I'm pretty sure the resources aren't there yet for an individual learning bot for each Forgebot, though with Moore's Law still merrily rolling along in the background, that may be only a matter of time. If each Forgebot had its own neural net, in addition to its keyphrases/responses then they would surely end up very different from each other.
They could still follow all other bots' conversations too, and benefit from the increase in raw data, but proportionally weight input from conversations they had (or were had by other bots belonging to the same botmaster/other bots in the same catagories/other bots with similar keyphrases) more heavily.

Perhaps the bot could search for analogues in its written-out part.

It might indeed be possible to use the keyphrase rankings to add another layer of weighting to the neural net. And also to use the bot characteristics in its setup (friendly/neutral/hostile etc.) to further tweak the process, and provide some further individuality.

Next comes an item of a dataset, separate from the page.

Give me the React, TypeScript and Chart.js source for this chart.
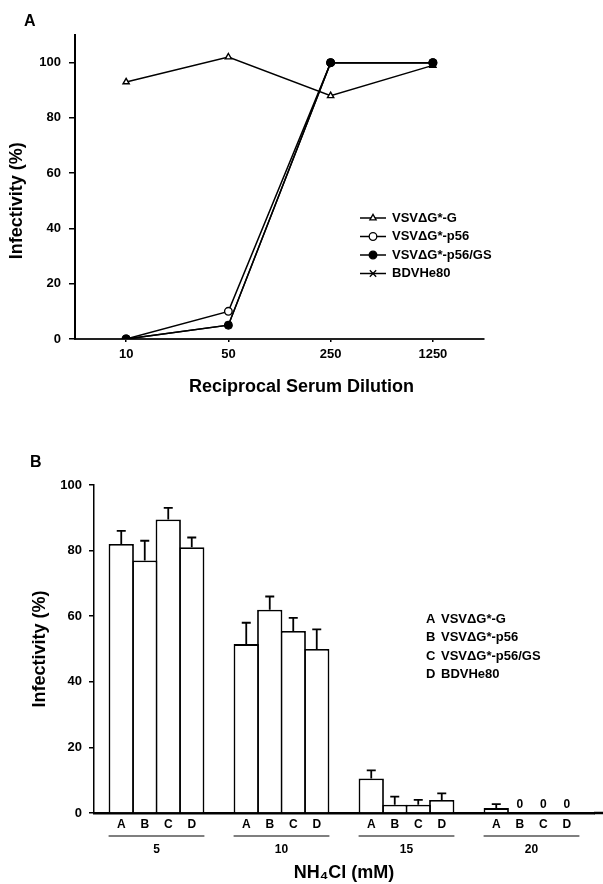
import React, { useEffect, useRef } from "react";
import { Chart, registerables } from "chart.js";
import { drawPoint } from "chart.js/helpers";

Chart.register(...registerables);

const FONT = "'Liberation Sans', Arial, Helvetica, sans-serif";
Chart.defaults.font.family = FONT;
Chart.defaults.color = "#000";

// ---------- Panel A data ----------
const dilutions = ["10", "50", "250", "1250"];
const seriesNames = ["VSVΔG*-G", "VSVΔG*-p56", "VSVΔG*-p56/GS", "BDVHe80"];
const infG = [93, 102, 88, 99];
const infP56 = [0, 10, 100, 100];
const infP56GS = [0, 5, 100, 100];
const infBDV = [0, 5, 100, 100];
const yTicksA = [0, 20, 40, 60, 80, 100];

// ---------- Panel B data ----------
const nh4cl = ["5", "10", "15", "20"];
const barLetters = ["A", "B", "C", "D"];
const barNames = ["VSVΔG*-G", "VSVΔG*-p56", "VSVΔG*-p56/GS", "BDVHe80"];
const barA = [82, 51.5, 10.5, 1.5];
const barB = [77, 62, 2.5, 0];
const barC = [89.5, 55.5, 2.5, 0];
const barD = [81, 50, 4, 0];
const errA = [4, 6.5, 2.5, 1.2];
const errB = [6, 4, 2.5, 0];
const errC = [3.5, 4, 1.5, 0];
const errD = [3, 6, 2, 0];
const yTicksB = [0, 20, 40, 60, 80, 100];

const markerStyles = [
  { pointStyle: "triangle", radius: 3.6, fill: "#fff", order: 4 },
  { pointStyle: "circle", radius: 3.8, fill: "#fff", order: 3 },
  { pointStyle: "circle", radius: 3.8, fill: "#000", order: 2 },
  { pointStyle: "crossRot", radius: 4.5, fill: "#000", order: 1 },
];

const legendA = {
  id: "legendA",
  afterDraw(chart: any) {
    const ctx = chart.ctx;
    const x0 = 360;
    const y0 = 218;
    const gap = 18.5;
    ctx.save();
    chart.data.datasets.forEach((ds: any, i: number) => {
      const y = y0 + i * gap;
      const m = markerStyles[i];
      ctx.strokeStyle = "#000";
      ctx.lineWidth = 1.5;
      ctx.beginPath();
      ctx.moveTo(x0, y);
      ctx.lineTo(x0 + 26, y);
      ctx.stroke();
      ctx.fillStyle = m.fill;
      ctx.lineWidth = 1.3;
      drawPoint(ctx, { pointStyle: m.pointStyle, radius: m.radius, borderWidth: 1.3, rotation: 0 } as any, x0 + 13, y);
      ctx.fillStyle = "#000";
      ctx.font = `bold 13px ${FONT}`;
      ctx.textAlign = "left";
      ctx.textBaseline = "middle";
      ctx.fillText(ds.label, x0 + 32, y);
    });
    ctx.restore();
  },
};

const titlesA = {
  id: "titlesA",
  afterDraw(chart: any) {
    const ctx = chart.ctx;
    const ca = chart.chartArea;
    const ys = chart.scales.y;
    ctx.save();
    ctx.fillStyle = "#000";
    ctx.font = `bold 18px ${FONT}`;
    ctx.textAlign = "center";
    ctx.textBaseline = "middle";
    ctx.fillText("Reciprocal Serum Dilution", chart.width / 2, ca.bottom + 48);
    ctx.translate(ca.left - 58, ys.getPixelForValue(50));
    ctx.rotate(-Math.PI / 2);
    ctx.fillText("Infectivity (%)", 0, 0);
    ctx.restore();
  },
};

const errorBars = {
  id: "errorBars",
  afterDatasetsDraw(chart: any) {
    const ctx = chart.ctx;
    const ys = chart.scales.y;
    ctx.save();
    ctx.strokeStyle = "#000";
    ctx.lineWidth = 1.8;
    chart.data.datasets.forEach((ds: any, di: number) => {
      const meta = chart.getDatasetMeta(di);
      meta.data.forEach((bar: any, j: number) => {
        const e = ds.errors[j];
        if (!e) return;
        const yt = ys.getPixelForValue(ds.data[j] + e);
        ctx.beginPath();
        ctx.moveTo(bar.x, bar.y);
        ctx.lineTo(bar.x, yt);
        ctx.moveTo(bar.x - 4.5, yt);
        ctx.lineTo(bar.x + 4.5, yt);
        ctx.stroke();
      });
    });
    ctx.restore();
  },
};

const barDecor = {
  id: "barDecor",
  afterDraw(chart: any) {
    const ctx = chart.ctx;
    const ca = chart.chartArea;
    ctx.save();
    // axis line continues to the right edge
    ctx.strokeStyle = "#000";
    ctx.lineWidth = 2.5;
    ctx.beginPath();
    ctx.moveTo(ca.right, ca.bottom);
    ctx.lineTo(chart.width, ca.bottom);
    ctx.stroke();

    ctx.fillStyle = "#000";
    ctx.font = `bold 12px ${FONT}`;
    ctx.textAlign = "center";
    ctx.textBaseline = "middle";
    chart.data.labels.forEach((_: any, j: number) => {
      let left = Infinity;
      let right = -Infinity;
      chart.data.datasets.forEach((ds: any, di: number) => {
        const bar: any = chart.getDatasetMeta(di).data[j];
        ctx.fillText(barLetters[di], bar.x, ca.bottom + 12);
        if (ds.data[j] === 0) ctx.fillText("0", bar.x, ca.bottom - 8);
        left = Math.min(left, bar.x - bar.width / 2);
        right = Math.max(right, bar.x + bar.width / 2);
      });
      ctx.lineWidth = 1.2;
      ctx.beginPath();
      ctx.moveTo(left, ca.bottom + 23);
      ctx.lineTo(right, ca.bottom + 23);
      ctx.stroke();
    });

    // legend
    ctx.font = `bold 13px ${FONT}`;
    ctx.textAlign = "left";
    barLetters.forEach((l, i) => {
      const y = 189 + i * 18.5;
      ctx.fillText(l, 426, y);
      ctx.fillText(barNames[i], 441, y);
    });
    ctx.restore();
  },
};

export default function App() {
  const refA = useRef<HTMLCanvasElement>(null);
  const refB = useRef<HTMLCanvasElement>(null);

  useEffect(() => {
    const seriesA = [infG, infP56, infP56GS, infBDV];
    const chartA = new Chart(refA.current as HTMLCanvasElement, {
      type: "line",
      data: {
        labels: dilutions,
        datasets: seriesA.map((d, i) => ({
          label: seriesNames[i],
          data: d,
          order: markerStyles[i].order,
          borderColor: "#000",
          borderWidth: 1.5,
          pointStyle: markerStyles[i].pointStyle as any,
          pointRadius: markerStyles[i].radius,
          pointBackgroundColor: markerStyles[i].fill,
          pointBorderColor: "#000",
          pointBorderWidth: 1.4,
          tension: 0,
          fill: false,
        })),
      },
      options: {
        animation: false,
        responsive: false,
        maintainAspectRatio: false,
        devicePixelRatio: 1,
        layout: { padding: { left: 0, top: 35, right: 119, bottom: 0 } },
        plugins: { legend: { display: false }, tooltip: { enabled: false } },
        scales: {
          x: {
            type: "category",
            offset: true,
            grid: { drawOnChartArea: false, offset: false, tickLength: 3, color: "#000", lineWidth: 1.5 },
            border: { color: "#222", width: 2 },
            ticks: { padding: 5, font: { size: 13, weight: "bold" }, color: "#000", maxRotation: 0 },
            afterFit: (s: any) => { s.height = 81; },
          },
          y: {
            min: 0,
            max: 110,
            grid: { drawOnChartArea: false, tickLength: 6, color: "#000", lineWidth: 1.5 },
            border: { color: "#000", width: 2 },
            ticks: { padding: 8, font: { size: 13, weight: "bold" }, color: "#000" },
            afterBuildTicks: (s: any) => { s.ticks = yTicksA.map((v) => ({ value: v })); },
            afterFit: (s: any) => { s.width = 75; },
          },
        },
      },
      plugins: [legendA, titlesA],
    } as any);

    const barsB = [barA, barB, barC, barD];
    const errsB = [errA, errB, errC, errD];
    const chartB = new Chart(refB.current as HTMLCanvasElement, {
      type: "bar",
      data: {
        labels: nh4cl,
        datasets: barsB.map((d, i) => ({
          label: barNames[i],
          data: d,
          errors: errsB[i],
          backgroundColor: "#fff",
          borderColor: "#000",
          borderWidth: 1.8,
          borderSkipped: "start",
          categoryPercentage: 0.752,
          barPercentage: 1.077,
        })),
      },
      options: {
        animation: false,
        responsive: false,
        maintainAspectRatio: false,
        devicePixelRatio: 1,
        layout: { padding: { left: 0, top: 55, right: 9, bottom: 0 } },
        plugins: { legend: { display: false }, tooltip: { enabled: false } },
        scales: {
          x: {
            type: "category",
            offset: true,
            grid: { drawOnChartArea: false, drawTicks: false },
            border: { color: "#000", width: 2.5 },
            ticks: { padding: 29, font: { size: 12, weight: "bold" }, color: "#000", maxRotation: 0 },
            title: { display: true, text: "NH₄Cl (mM)", font: { size: 18, weight: "bold" }, color: "#000", padding: { top: 0, bottom: 0 } },
            afterFit: (s: any) => { s.height = 71; },
          },
          y: {
            min: 0,
            max: 100,
            grid: { drawOnChartArea: false, tickLength: 5, color: "#000", lineWidth: 1.5 },
            border: { color: "#000", width: 1.5 },
            ticks: { padding: 7, font: { size: 13, weight: "bold" }, color: "#000" },
            title: { display: true, text: "Infectivity (%)", font: { size: 18, weight: "bold" }, color: "#000", padding: { top: 29, bottom: 0 } },
            afterBuildTicks: (s: any) => { s.ticks = yTicksB.map((v) => ({ value: v })); },
            afterFit: (s: any) => { s.width = 94; },
          },
        },
      },
      plugins: [errorBars, barDecor],
    } as any);

    return () => {
      chartA.destroy();
      chartB.destroy();
    };
  }, []);

  return (
    <div style={{ position: "fixed", left: 0, top: 0, width: 603, height: 884, background: "#fff", overflow: "hidden" }}>
      <canvas ref={refA} width={603} height={420} style={{ position: "absolute", left: 0, top: 0, width: 603, height: 420 }} />
      <canvas ref={refB} width={603} height={454} style={{ position: "absolute", left: 0, top: 430, width: 603, height: 454 }} />
      <div style={{ position: "absolute", left: 24, top: 12, font: `bold 16px ${FONT}`, color: "#000", lineHeight: "normal" }}>A</div>
      <div style={{ position: "absolute", left: 30, top: 453, font: `bold 16px ${FONT}`, color: "#000", lineHeight: "normal" }}>B</div>
    </div>
  );
}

Perhaps we should continue this in "Seasons", since this forum is for airing specific problems in writing bots for the forge as it is.

good idea

16 years ago #5696
fewer than 1 in 20 of BJ's responses are xnones

Good point! Granted that xnones usually account for only a small part of output, it would still be odd if they expressed an average personality while the rest of the bot had a distinctive one of its own.

16 years ago #5697
I suppose it would be advisable to check the output with any relevant memories/responses which factually conflicted with the putative xnone substitute, but a little such unpredictability in its output might be considered an integral part of a bot developing its own personality (and not just reflecting its maker's.)
Humans themselves are rarely perfectly consistent, after all

No matter how big we make case-based bots, they will never achieve consciousness - the future belongs to learning bots that can 'scale up' as the technology becomes available.
The Forge is certainly the best platform for bot development there currently is, but unless it grows to incorporate learning-based AI, it won't be in 10 years time. Because by then the learning bots will have the hardware resources to catch up and massively supersede CBR.